Step 1: Get Your Transfer Function
Start with the system differential equation or the circuit diagram. Convert to transfer function form G(s) = Y(s)/U(s). If you don't have a transfer function, derive it from your system equations.
Step 2: Check System Order
Look at the denominator polynomial. First order? Second order? Higher? This determines your approach. First and second order systems have well-known step response formulas. Higher order systems require numerical methods or approximation techniques.
Step 3: Find The Poles
Solve the characteristic equation (denominator = 0). Real poles give you exponential responses. Complex poles give you oscillations. The pole locations directly determine your rise time, settling time, and overshoot.
Step 4: Apply The Step Input
Multiply your transfer function by 1/s (the Laplace transform of a unit step). Then inverse transform to get the time-domain response. For second-order systems, you can use the standard formulas:
- Underdamped (ζ < 1): oscillatory decay with frequency ωd
- Critically damped (ζ = 1): fastest response without overshoot
- Overdamped (ζ > 1): slow, no oscillation
Step 5: Extract Your Metrics
From your time-domain solution, calculate rise time, settling time, peak time, and overshoot. Compare against your specifications.
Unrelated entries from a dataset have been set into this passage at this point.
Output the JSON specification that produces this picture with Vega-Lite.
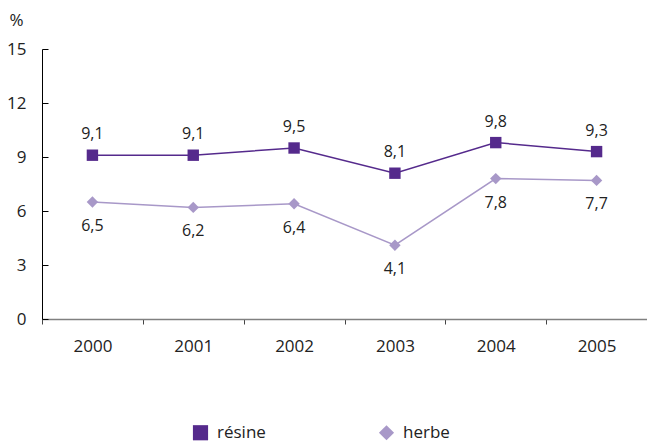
{
  "$schema": "https://vega.github.io/schema/vega-lite/v6.json",
  "width": 605,
  "height": 270,
  "autosize": "none",
  "padding": {"left": 42, "top": 49, "right": 0, "bottom": 124},
  "config": {
    "font": "Open Sans",
    "view": {"stroke": null},
    "locale": {"number": {"decimal": ",", "thousands": " ", "grouping": [3], "currency": ["", " €"]}}
  },
  "data": {
    "values": [
      {"annee": "2000", "serie": "résine", "valeur": 9.1},
      {"annee": "2001", "serie": "résine", "valeur": 9.1},
      {"annee": "2002", "serie": "résine", "valeur": 9.5},
      {"annee": "2003", "serie": "résine", "valeur": 8.1},
      {"annee": "2004", "serie": "résine", "valeur": 9.8},
      {"annee": "2005", "serie": "résine", "valeur": 9.3},
      {"annee": "2000", "serie": "herbe", "valeur": 6.5},
      {"annee": "2001", "serie": "herbe", "valeur": 6.2},
      {"annee": "2002", "serie": "herbe", "valeur": 6.4},
      {"annee": "2003", "serie": "herbe", "valeur": 4.1},
      {"annee": "2004", "serie": "herbe", "valeur": 7.8},
      {"annee": "2005", "serie": "herbe", "valeur": 7.7}
    ]
  },
  "encoding": {
    "x": {
      "field": "annee", "type": "ordinal",
      "scale": {"type": "band", "paddingInner": 0, "paddingOuter": 0},
      "axis": {
        "title": null, "labelAngle": 0, "labelFontSize": 17, "labelColor": "#222222",
        "labelPadding": 14, "tickBand": "extent", "tickSize": 5,
        "domainColor": "#808080", "domainWidth": 1.5, "tickColor": "#444444", "grid": false
      }
    },
    "y": {
      "field": "valeur", "type": "quantitative",
      "scale": {"domain": [0, 15], "nice": false},
      "axis": {
        "values": [0, 3, 6, 9, 12, 15], "title": "%", "titleAngle": 0, "titleX": -33, "titleY": -29,
        "titleAlign": "left", "titleBaseline": "middle", "titleFontSize": 17, "titleFontWeight": "normal", "titleColor": "#222222",
        "labelFontSize": 17, "labelColor": "#222222", "labelPadding": 22, "tickSize": -6,
        "domainColor": "#000000", "tickColor": "#000000", "grid": false
      }
    }
  },
  "layer": [
    {
      "mark": {"type": "line", "strokeWidth": 1.5},
      "encoding": {
        "color": {"field": "serie", "type": "nominal", "scale": {"domain": ["résine", "herbe"], "range": ["#552a8c", "#a898c8"]},
          "legend": {"title": null, "orient": "none", "legendX": 150, "legendY": 375, "direction": "horizontal", "columns": 2, "columnPadding": 112, "labelFontSize": 17, "labelColor": "#222222", "symbolSize": 230, "symbolOpacity": 1, "symbolStrokeWidth": 0, "labelOffset": 8}}
      }
    },
    {
      "mark": {"type": "point", "filled": true, "opacity": 1, "size": 130},
      "encoding": {
        "color": {"field": "serie", "type": "nominal", "scale": {"domain": ["résine", "herbe"], "range": ["#552a8c", "#a898c8"]},
          "legend": {"title": null, "orient": "none", "legendX": 150, "legendY": 375, "direction": "horizontal", "columns": 2, "columnPadding": 112, "labelFontSize": 17, "labelColor": "#222222", "symbolSize": 230, "symbolOpacity": 1, "symbolStrokeWidth": 0, "labelOffset": 8}},
        "shape": {"field": "serie", "type": "nominal", "scale": {"domain": ["résine", "herbe"], "range": ["square", "diamond"]},
          "legend": {"title": null, "orient": "none", "legendX": 150, "legendY": 375, "direction": "horizontal", "columns": 2, "columnPadding": 112, "labelFontSize": 17, "labelColor": "#222222", "symbolSize": 230, "symbolOpacity": 1, "symbolStrokeWidth": 0, "labelOffset": 8}}
      }
    },
    {
      "transform": [{"filter": "datum.serie === 'résine'"}],
      "mark": {"type": "text", "dy": -21, "fontSize": 16, "color": "#222222"},
      "encoding": {"text": {"field": "valeur", "type": "quantitative", "format": ".1f"}}
    },
    {
      "transform": [{"filter": "datum.serie === 'herbe'"}],
      "mark": {"type": "text", "dy": 24, "fontSize": 16, "color": "#222222"},
      "encoding": {"text": {"field": "valeur", "type": "quantitative", "format": ".1f"}}
    }
  ]
}
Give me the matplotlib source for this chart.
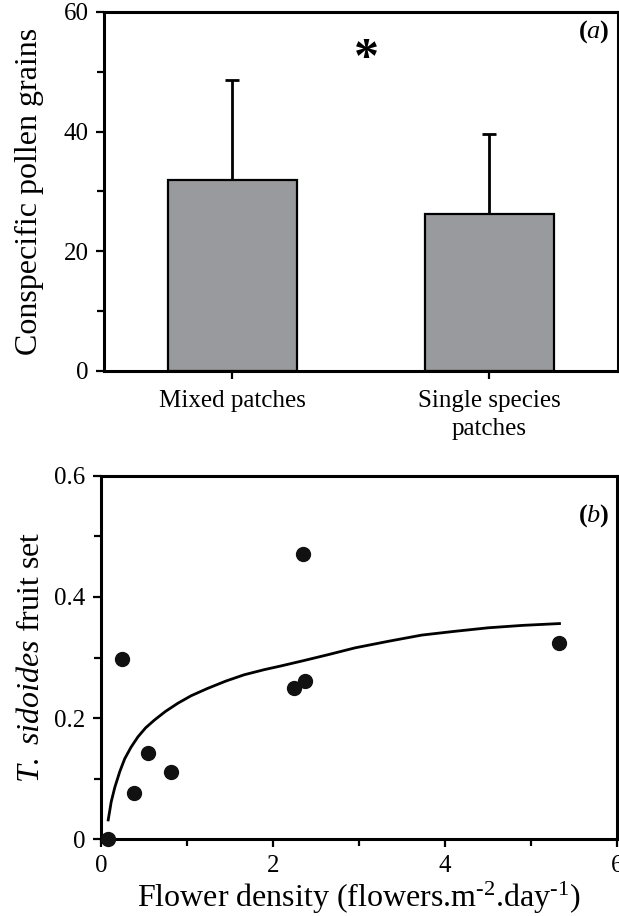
import matplotlib
matplotlib.use("Agg")
import matplotlib.pyplot as plt
from matplotlib.ticker import MultipleLocator

plt.rcParams['font.family'] = ['Liberation Serif', 'DejaVu Serif']
plt.rcParams['mathtext.fontset'] = 'custom'
plt.rcParams['mathtext.rm'] = 'Liberation Serif'
plt.rcParams['mathtext.it'] = 'Liberation Serif:italic'
plt.rcParams['mathtext.bf'] = 'Liberation Serif:bold'

# (a) pollen grains per patch type
patch_types = ["Mixed patches", "Single species\npatches"]
pollen_mean = [31.9, 26.2]
pollen_err = [16.7, 13.4]

# (b) fruit set vs flower density
density = [0.08, 0.25, 0.39, 0.55, 0.81, 2.24, 2.37, 2.35, 5.33]
fruit_set = [0.0, 0.297, 0.076, 0.143, 0.111, 0.249, 0.262, 0.471, 0.324]

# fitted curve
fit_x = [0.085, 0.12, 0.162, 0.22, 0.277, 0.35, 0.43, 0.52, 0.624, 0.75, 0.894,
         1.05, 1.24, 1.45, 1.665, 1.9, 2.09, 2.36, 2.65, 2.956, 3.35, 3.73,
         4.1, 4.5, 4.9, 5.33]
fit_y = [0.032, 0.062, 0.086, 0.112, 0.133, 0.152, 0.169, 0.184, 0.197, 0.211, 0.2245,
         0.237, 0.249, 0.261, 0.2715, 0.280, 0.286, 0.295, 0.305, 0.316, 0.327, 0.337,
         0.343, 0.349, 0.353, 0.356]

bar_color = '#999a9e'
spine_w = 2.2

fig = plt.figure(figsize=(6.19, 9.16), dpi=100)

# ---- panel (a)
ax1 = fig.add_axes([0.168, 0.595, 0.830, 0.392])
xpos = range(len(patch_types))
ax1.bar(xpos, pollen_mean, width=0.5, color=bar_color, edgecolor='black', linewidth=1.6, zorder=2)
ax1.errorbar(xpos, pollen_mean, yerr=[[0, 0], pollen_err], fmt='none', ecolor='black',
             elinewidth=2, capsize=5, capthick=2, zorder=1)
ax1.set_xlim(-0.5, 1.5)
ax1.set_ylim(0, 60)
ax1.set_xticks(list(xpos))
ax1.set_xticklabels(patch_types, fontsize=18, linespacing=1.3)
ax1.yaxis.set_major_locator(MultipleLocator(20))
ax1.yaxis.set_minor_locator(MultipleLocator(10))
ax1.set_ylabel("Conspecific pollen grains", fontsize=23, labelpad=14)
ax1.text(0.52, 52.0, "*", fontsize=36, fontweight='bold', ha='center', va='center')
ax1.text(0.985, 0.945, r"($\mathbf{\mathit{a}}$)", transform=ax1.transAxes,
         fontsize=19, fontweight='bold', ha='right', va='center')

# ---- panel (b)
ax2 = fig.add_axes([0.163, 0.0837, 0.834, 0.397])
ax2.plot(fit_x, fit_y, color='black', linewidth=2, zorder=2)
ax2.plot(density, fruit_set, 'o', color='#111111', markersize=10, zorder=3, clip_on=False)
ax2.set_xlim(0, 6)
ax2.set_ylim(0, 0.6)
ax2.xaxis.set_minor_locator(MultipleLocator(1))
ax2.yaxis.set_minor_locator(MultipleLocator(0.1))
ax2.set_yticks([0, 0.2, 0.4, 0.6])
ax2.set_yticklabels(["0", "0.2", "0.4", "0.6"])
ax2.set_xticks([0, 2, 4, 6])
ax2.set_xticklabels(["0", "2", "4", "6"])
ax2.set_xlabel(r"Flower density (flowers.m$^{\text{-2}}$.day$^{\text{-1}}$)",
               fontsize=23, labelpad=2)
ax2.set_ylabel(r"$\mathit{T.\ sidoides}$ fruit set", fontsize=23, labelpad=6)
ax2.text(0.985, 0.89, r"($\mathbf{\mathit{b}}$)", transform=ax2.transAxes,
         fontsize=19, fontweight='bold', ha='right', va='center')

for ax in (ax1, ax2):
    for s in ax.spines.values():
        s.set_linewidth(spine_w)
    ax.tick_params(which='both', direction='out', width=1.6, labelsize=18, pad=5)
    ax.tick_params(which='major', length=6)
    ax.tick_params(which='minor', length=5)
ax1.tick_params(axis='x', labelsize=18, pad=8)

fig.savefig("out.png", dpi=100)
If you're designing, iterate on your system parameters until you meet specs.
Common Mistakes That Kill Your Results
These errors show up constantly in student work and even in production systems.
- Ignoring initial conditions. A system starting at rest behaves differently than one with stored energy. Always state your initial conditions.
- Assuming linearity when it doesn't exist. Saturation, dead zones, and nonlinear friction will destroy your linear analysis. Know when your model breaks down.
- Confusing natural frequency with damped frequency. ωn is the undamped natural frequency. ωd = ωn√(1-ζ²) is what you actually observe in oscillatory response.
- Forgetting that step response analysis assumes the input actually steps. Real signals have finite slew rates. Your "step" isn't instant.
When Step Response Isn't Enough
Step response tells you about one type of input. Sometimes you need more.
For systems processing continuous waveforms, impulse response or frequency response matters more. A system with great step response might have terrible frequency response, and vice versa.
Use step response when you're controlling things that setpoint to specific values—position control, voltage regulation, temperature control. Use frequency analysis when you're filtering or processing signals.